The joy of overcoming the ‘me’ syndrome is that we can own land as a body corporate without subdividing it into uneconomical pieces that continue to impoverish our people. 

Perhaps the best mitigation measure is to make the children aware that a large amount of wealth will not be inherited and that most of it will go towards enhancing philanthropy in Africa, which would mean that every child would have to work to create their own wealth.  

Scarcity helped many of my generation to work extra hard just to get out of the village. I still recall that whenever our pastor told us to quietly ask God what we wanted, my prayer used to go like this:

“God please help me to leave this village so that I never get to pick tea, pyrethrum and coffee ever again. Amen.”

Although God answered my prayer, the shamba work I so hated became my saviour as it instilled in me the discipline that made me who I am today.

ANIMALS KICK OFFSPRING

Clearly, a tinge of adversity helps us to remain steadfast with our lives. Abundance undermines our creativity, which is perhaps why some communities ask their children to leave home as soon as they turn 18. 

The world gets to teach the children things their parents did not, hence the Swahili saying asiyefunzwa na mamaye, hufunzwa na ulimwengu (he who cannot be taught by their mother, is taught by the world). 

I have watched animals kick their offspring away from them to teach them how to survive. Strangely, human beings, especially those with abundant resources, fail in this simple but important initiation to adulthood and independence. 

Little wonder then that some children have decided to take their parents to court for irresponsible parenting.

At the policy level, we need to agree on land use in the country if we are to realise food security.
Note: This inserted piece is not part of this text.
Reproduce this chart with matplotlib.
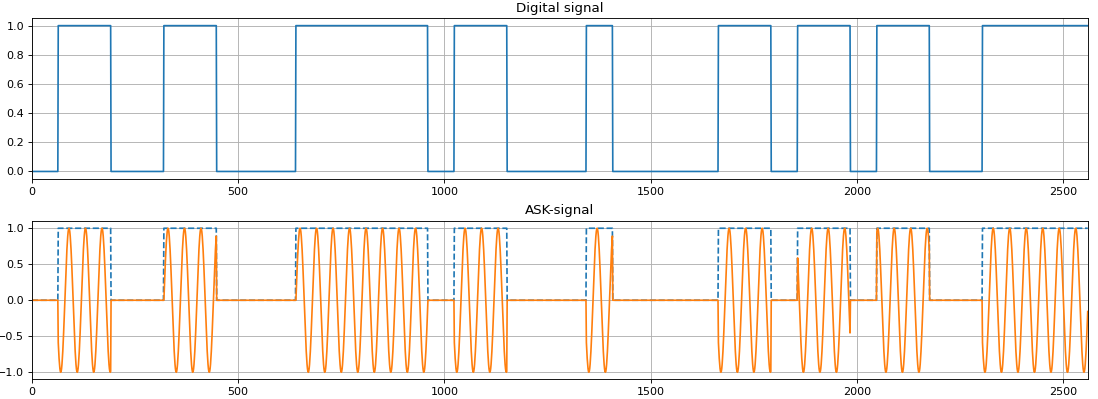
import numpy as np
import matplotlib
matplotlib.use("Agg")
import matplotlib.pyplot as plt

# bits transmitidos (64 muestras por bit) y periodo de la portadora en muestras
BITS = [0, 1, 1, 0, 0, 1, 1, 0, 0, 0,
        1, 1, 1, 1, 1, 0, 1, 1, 0, 0,
        0, 1, 0, 0, 0, 0, 1, 1, 0, 1,
        1, 0, 1, 1, 0, 0, 1, 1, 1, 1]
SAMPLES_PER_BIT = 64
CARRIER_PERIOD = 40

digital = np.repeat(BITS, SAMPLES_PER_BIT).astype(float)
n = np.arange(len(digital))
carrier = np.sin(2 * np.pi * n / CARRIER_PERIOD)
ask = digital * carrier

# dpi 80 -> textos y lineas a la escala del original
DPI = 80
fig = plt.figure(figsize=(1098 / DPI, 399 / DPI), dpi=DPI)
ax1 = fig.add_axes([0.029, 0.552, 0.962, 0.402])
ax2 = fig.add_axes([0.029, 0.049, 0.962, 0.397])

ax1.plot(n, digital, color="C0")
ax1.set_title("Digital signal")
ax1.set_xlim(0, len(digital))
ax1.grid(True)

ax2.plot(n, digital, "--", color="C0")
ax2.plot(n, ask, color="C1")
ax2.set_title("ASK-signal")
ax2.set_xlim(0, len(digital))
ax2.grid(True)

fig.savefig("out.png", dpi=DPI)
It is evident that subsequent generations aren’t utilising land as it was utilised before. We probably need to tax idle land as a strategy to ensure proper land use, considering the fact that the economy is suffering from the non-use of the land.

For example, coffee production, according to the International Coffee Organisation, has dropped more than 60 per cent from a high of 90,000 tonnes in 2,000 to a low of 42,000 tonnes in 2014. 

It is Buddha who said, "To live a pure unselfish life, one must count nothing as one's own in the midst of abundance". 

Let us learn to be philanthropic and give unselfishly to those who lack as a strategy to close the loopholes of indiscipline.